News that U.S. oil inventories have dropped by 2.4 million barrels last week when a drop of one million had been forecast may have been expected to provide a new boost to oil prices. However, they have continued the slide of the past three days as the 12% rally that followed last week’s OPEC announcement on output cuts continues to be eroded. Brent crude dropped in New York yesterday by another 1.7% and is currently at around $55 a barrel. WTI slipped back below $50 with a 2.3% loss.
Hopes that oil prices might touch $60 a barrel by the end of the year have all but evaporated and there is growing belief that OPEC and other big exporters of cheap oil, namely Russia, will look to ensure that prices do not rise beyond $58 a barrel. Quoted by CNBC, RBN Energy President Rusty Braziel commented:
_“the sweet spot for OPEC is to have crude prices between $55 and $58 a barrel. They want the extra money, but do not want to create the economics to have the U.S. increase production by 100,000 barrels a day.”_
It is beginning to become clear that the main motivation behind OPEC’s output reduction was most likely not to push oil prices up towards and potentially beyond the $60 mark in 2017, but to provide a firm floor to prevent prices slipping to around and below $50 a barrel.
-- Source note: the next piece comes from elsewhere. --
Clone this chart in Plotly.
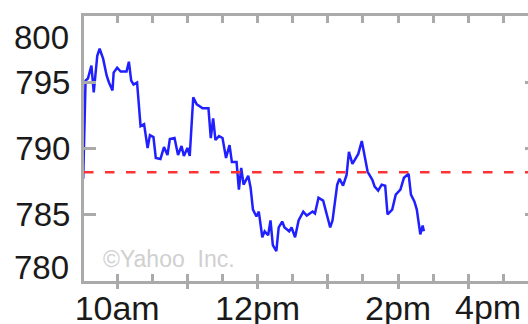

Gold price found a degree of support yesterday, spot prices seeing an increase of 0.5%. So far today they have remained fairly flat, adding 0.1% as markets await the outcome of the ECB’s meeting today. The expected announcement that QE will be extended into at least September next year, the currently agreed programme of bond buying is due to expire in March, will most likely result in a boost to equities and other income earning assets, applying renewed pressure to gold. Silver spot prices, however, showed strong gains yesterday, up 2.5%, though today has seen a small 0.1% retreat.
Base metal prices closed largely down yesterday on the London Metals Exchange despite having risen earlier in the day ahead of option declaration. Copper for 3-month delivery finished Wednesday down 0.7% with today seeing the drop extended by a further 0.3%.